G-20 convenes in Bali as pleas for trade cease-fire grow louder

Ministers meeting unlikely to spell relief for emerging markets

Finance ministers and central bankers from Japan, Indonesia and Argentina are among those gathered in Indonesia for two days of G-20 talks through Friday.    © AP

NUSA DUA, Indonesia -- Calls for easing U.S.-China trade tensions are growing as Group of 20 finance ministers and central bank governors gather in Bali, Indonesia, which was hit by another earthquake early on Thursday.

The dignitaries are set for two days of talks on the resort island, through Friday, amid the escalating trade war and increasing financial strain on emerging markets. Despite the high stakes and the rare opportunity for affected countries to sit down together, expectations are low. A joint communique is unlikely to be issued this time. 

The focus will be on whether the U.S. and China manage to find any common ground. The countries have slapped tit-for-tat tariffs on each other over the past few months, causing jitters in the financial markets as investors worry about the potential ripple effects.

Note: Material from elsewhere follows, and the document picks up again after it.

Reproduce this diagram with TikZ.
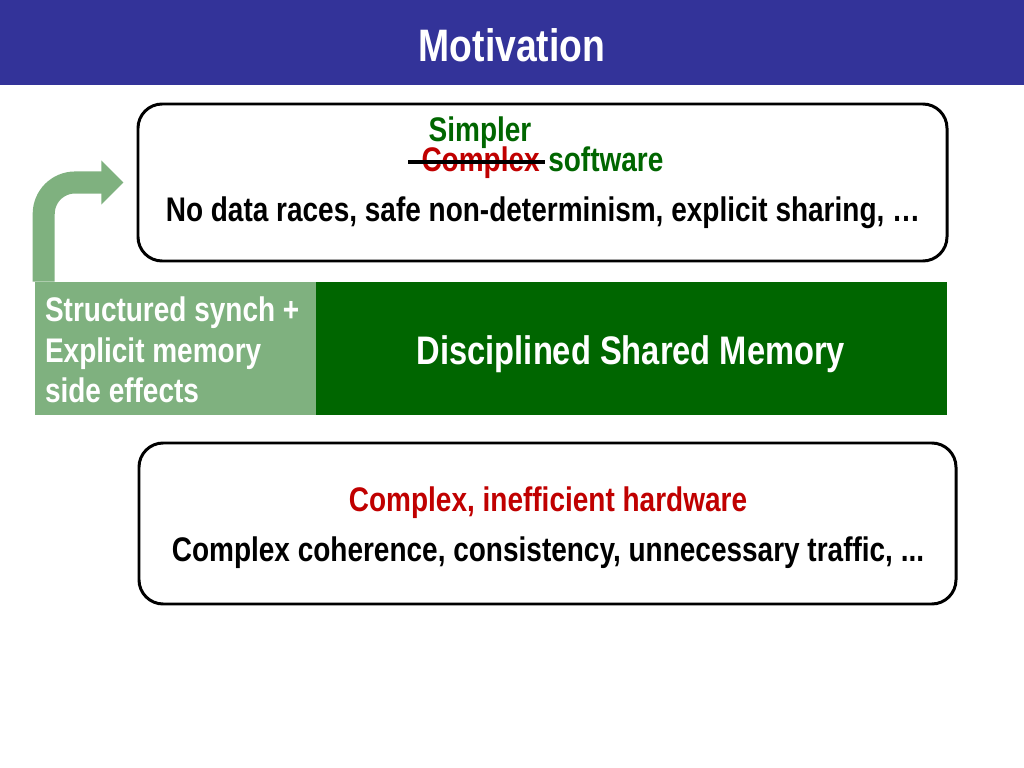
\documentclass[tikz,border=0pt]{standalone}
\usepackage{fontspec}
\setmainfont{Liberation Sans}[FakeStretch=0.82]
\usepackage{tikz}
\usetikzlibrary{arrows.meta,positioning,fit,calc}
\definecolor{MotBlue}{HTML}{333399}
\definecolor{MotGreen}{HTML}{006600}
\definecolor{MotLeaf}{HTML}{7FB17F}
\definecolor{MotRed}{HTML}{C00000}
\definecolor{MotInk}{HTML}{000000}
\tikzset{
  figlabel/.style={font=\bfseries\fontsize{24}{27}\selectfont, text=MotInk},
  figtitle/.style={font=\bfseries\fontsize{32}{36}\selectfont, text=white},
  figbig/.style={font=\bfseries\fontsize{28}{32}\selectfont, text=white},
  figbox/.style={draw=MotInk, line width=2.1pt, rounded corners=17pt, fill=white, inner sep=0pt},
  darkbox/.style={fill=MotGreen, inner sep=0pt},
  leafbox/.style={fill=MotLeaf, inner sep=0pt},
  figflow/.style={-{Triangle[length=15.5pt,width=30pt]}, line width=15.5pt, draw=MotLeaf, rounded corners=22pt}
}

\begin{document}
\begin{tikzpicture}[x=0.703125pt, y=-0.703125pt, every node/.style={figlabel}]
\useasboundingbox (0,0) rectangle (1024,768);
\fill[MotBlue] (0,0) rectangle (1024,85);
\node[figtitle] (title) at (512,45) {Motivation};
% software box
\node[figbox, fit={(138,104) (947,261)}] (sw) {};
\node[text=MotGreen, anchor=base] (simpler) at (480,142) {Simpler};
\node[text=MotRed, anchor=base east, inner sep=0pt] (cplx) at (540,172) {Complex};
\node[text=MotGreen, anchor=base west, inner sep=0pt] (soft) at (548,172) {software};
\draw[line width=2.3pt] ($(cplx.base west)+(-13,-10)$) -- ($(cplx.base east)+(5,-10)$);
\node (swnote) at (543,213) {No data races, safe non-determinism, explicit sharing, \dots};
% middle band
\node[leafbox, fit={(35,282) (316,415)}] (sync) {};
\node[darkbox, fit={(316,282) (947,415)}] (dsm) {};
\node[text=white, anchor=west, align=left, font=\bfseries\fontsize{24}{28.5}\selectfont] (synctext) at (40,350) {Structured synch +\\Explicit memory\\side effects};
\node[figbig] (dsmtext) at (631,354) {Disciplined Shared Memory};
\draw[figflow] ($(sync.north west)+(9,0)$) |- ($(sw.west)+(-13,0)$);
% hardware box
\node[figbox, fit={(139,443) (956,604)}] (hw) {};
\node[text=MotRed] (hwtitle) at (548,503) {Complex, inefficient hardware};
\node (hwnote) at (548,553) {Complex coherence, consistency, unnecessary traffic, ...};
\end{tikzpicture}
\end{document}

The G-20 meeting is happening alongside the joint annual meeting of the International Monetary Fund and the World Bank. The heads of global institutions attending the latter meeting have been vocal about the conflict between Washington and Beijing.

"We are very concerned about trade tensions," Jim Yong Kim, president of the World Bank group, told reporters on Thursday. A further escalation, he said, would lead to a "clear slowdown in the economy and the impact on developing countries would be greater."

The previous day, World Trade Organization Director-General Roberto Azevedo said an all-out trade war would diminish global trade by 17%, knocking an average 1.9% off the world's gross domestic product growth.

Christine Lagarde, managing director of the IMF, also expressed concern. She stressed that if the conflict intensifies further, it will damage not only the U.S. and China but also "innocent bystanders" that happen to be part of supply chains.

IMF Managing Director Christine Lagarde warns of the trade war's potential consequences in Bali, Indonesia, on Oct. 11.   © Reuters

"My recommendation is very simple," Lagarde said. "De-escalate, fix the system and do not break it. All countries have had the benefit of that legal [trade] framework for many years and it has served the international trade well."

The tensions are also seen as a factor driving capital outflows from emerging markets, as investors begin to doubt their growth prospects. Asian currencies like the Indian rupee, Indonesian rupiah and Philippine peso have hit multiyear lows in recent weeks.

Asian stock markets plunged on Thursday, after Wall Street suffered its worst loss in eight months on concerns over rising U.S. interest rates and the tariff battle.

Without a coordinated G-20 effort to shore up emerging markets, some countries are taking matters into their own hands.

Indonesia is a prime example, with the country's central bank having raised its benchmark interest rate by a total of 150 basis points since May. The government has also introduced an array of countermeasures, including raising taxes on imports of 1,147 selected goods.

The Philippine central bank in September announced measures to expand currency hedging to be settled in pesos.